Before pressing buy.
Before opening the inquiry form.
Before deciding whether to close the page or read one layer deeper.
People decide within a brief silence.
Can I entrust this brand with my time and money?
If I reach out, will my sensibility be handled carelessly?
Is this world held to the end, not just on the surface?
Most brands work to shape the first impression.
They make the photos beautiful.
They tidy the website.
They write the copy.
They align how they look on social.
All of this matters, of course.
But action is not born at the beginning.
It is born at the end.
After the viewer thinks “this might be good,” whether they actually take a step.
How carefully does the brand handle the silence just before that?
This piece is about that quiet moment of judgment, born just before a purchase or an inquiry.
In the final seconds, a brand is seen once more
Readers don’t judge a brand by looking only once.
When they first see a photo.
When they begin to read the words.
When they feel the white space of the site.
When they move into the product or service description.
And finally, when they approach the inquiry or purchase.
At each point, readers make small judgments, one upon another.
Does this brand seem trustworthy?
Does this air suit me?
Has the impression so far held without breaking?
Even a brand they came to like will lose them if the air suddenly changes at the final step.

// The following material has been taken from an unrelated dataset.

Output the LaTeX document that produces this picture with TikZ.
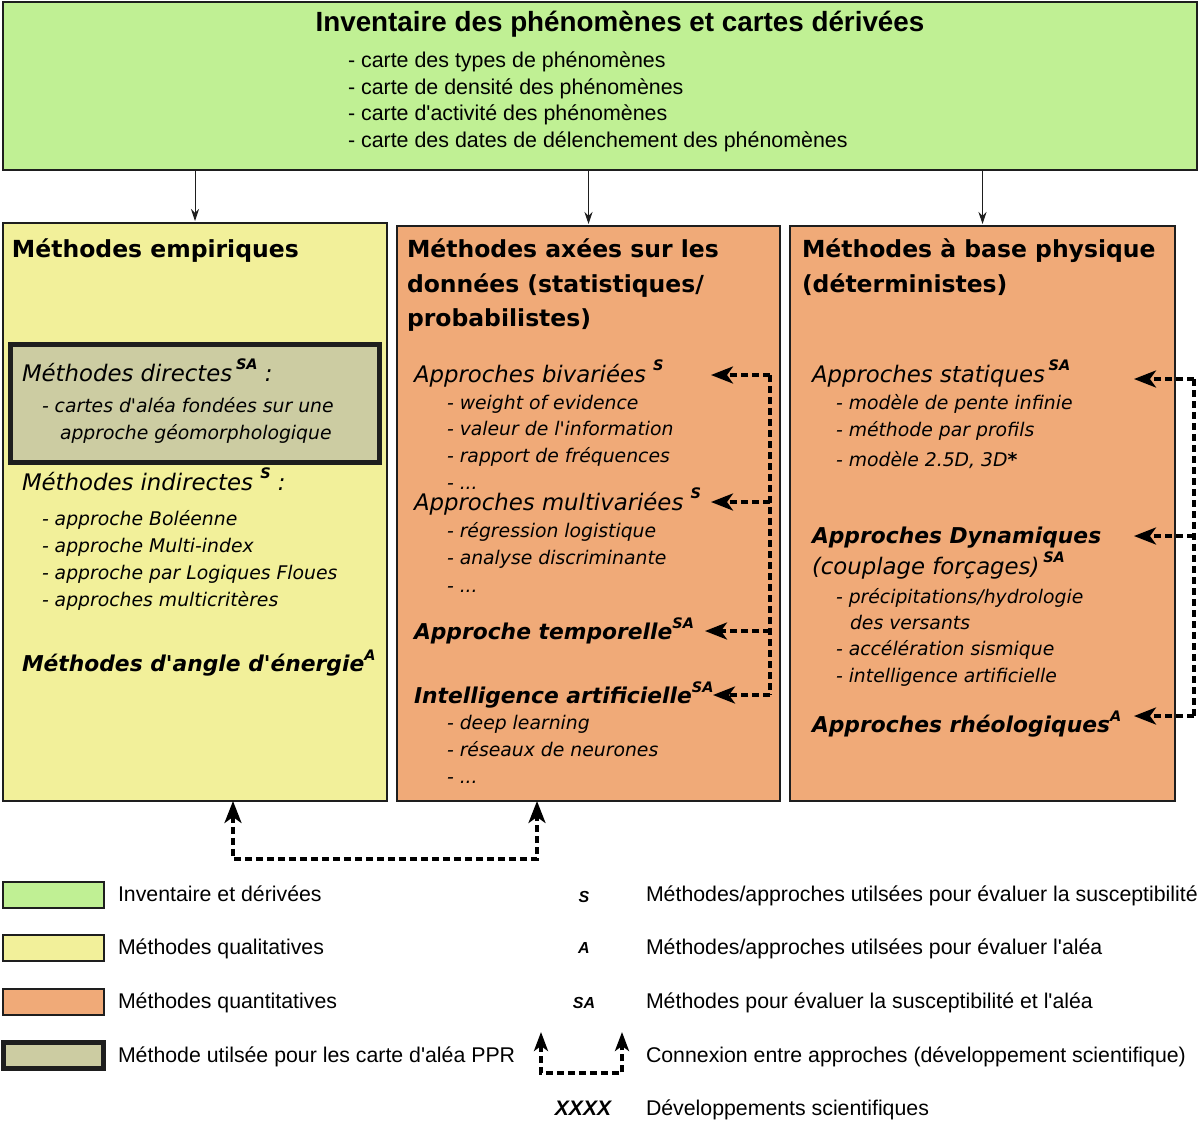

Beautiful up to a point, then suddenly clerical in the inquiry text.
The photos are quiet, yet only the last words push hard for a sale.
There is a world, yet only the pre-purchase explanation looks light.
That small dissonance is hard to see in the numbers.
But within the reader, it lingers, large.
The final seconds are not just a path.
They are the place where whether a brand is truly trustworthy is seen once more.